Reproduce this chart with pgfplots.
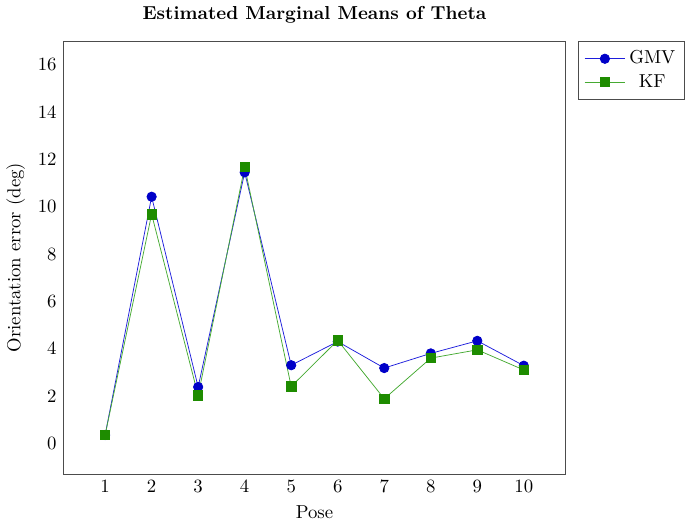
\documentclass[border=0pt]{standalone}
\usepackage{pgfplots}
\pgfplotsset{compat=1.18}
\definecolor{gmvline}{RGB}{30,30,220}
\definecolor{gmvmark}{RGB}{0,0,200}
\definecolor{kfline}{RGB}{70,170,50}
\definecolor{kfmark}{RGB}{30,140,0}
\begin{document}
\begin{tikzpicture}
\begin{axis}[
  scale only axis,
  width=268pt, height=231pt,
  xmin=0.1, xmax=10.9,
  ymin=-1.3, ymax=17,
  xtick={1,...,10},
  ytick={0,2,...,16},
  major tick length=0pt,
  axis line style={black!70},
  title={\textbf{Estimated Marginal Means of Theta}},
  xlabel={Pose},
  ylabel={Orientation error (deg)},
  legend style={at={(1.025,1)}, anchor=north west, draw=black!70, font=\normalsize, inner ysep=3pt},
  legend cell align=center,
  legend image code/.code={\draw[mark repeat=2,mark phase=2] plot coordinates {(0cm,0cm) (0.38cm,0cm) (0.76cm,0cm)};},
]
\addplot[color=gmvline, thin, mark=*, mark size=2.5pt, mark options={fill=gmvmark, draw=gmvmark}]
coordinates {(1,0.35) (2,10.42) (3,2.38) (4,11.45) (5,3.3) (6,4.3) (7,3.18) (8,3.8) (9,4.33) (10,3.28)};
\addlegendentry{GMV}
\addplot[color=kfline, thin, mark=square*, mark size=2.5pt, mark options={fill=kfmark, draw=kfmark}]
coordinates {(1,0.35) (2,9.68) (3,2.02) (4,11.68) (5,2.4) (6,4.35) (7,1.88) (8,3.6) (9,3.95) (10,3.1)};
\addlegendentry{KF}
\end{axis}
\end{tikzpicture}
\end{document}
━━━━━━
--- Exercise description ---
From the data above, write out everything exactly except the pictures.

--- Solution to this task ---
Reproduce this chart with pgfplots.
\documentclass[border=0pt]{standalone}
\usepackage{pgfplots}
\pgfplotsset{compat=1.18}
\definecolor{gmvline}{RGB}{30,30,220}
\definecolor{gmvmark}{RGB}{0,0,200}
\definecolor{kfline}{RGB}{70,170,50}
\definecolor{kfmark}{RGB}{30,140,0}
\begin{document}
\begin{tikzpicture}
\begin{axis}[
  scale only axis,
  width=268pt, height=231pt,
  xmin=0.1, xmax=10.9,
  ymin=-1.3, ymax=17,
  xtick={1,...,10},
  ytick={0,2,...,16},
  major tick length=0pt,
  axis line style={black!70},
  title={\textbf{Estimated Marginal Means of Theta}},
  xlabel={Pose},
  ylabel={Orientation error (deg)},
  legend style={at={(1.025,1)}, anchor=north west, draw=black!70, font=\normalsize, inner ysep=3pt},
  legend cell align=center,
  legend image code/.code={\draw[mark repeat=2,mark phase=2] plot coordinates {(0cm,0cm) (0.38cm,0cm) (0.76cm,0cm)};},
]
\addplot[color=gmvline, thin, mark=*, mark size=2.5pt, mark options={fill=gmvmark, draw=gmvmark}]
coordinates {(1,0.35) (2,10.42) (3,2.38) (4,11.45) (5,3.3) (6,4.3) (7,3.18) (8,3.8) (9,4.33) (10,3.28)};
\addlegendentry{GMV}
\addplot[color=kfline, thin, mark=square*, mark size=2.5pt, mark options={fill=kfmark, draw=kfmark}]
coordinates {(1,0.35) (2,9.68) (3,2.02) (4,11.68) (5,2.4) (6,4.35) (7,1.88) (8,3.6) (9,3.95) (10,3.1)};
\addlegendentry{KF}
\end{axis}
\end{tikzpicture}
\end{document}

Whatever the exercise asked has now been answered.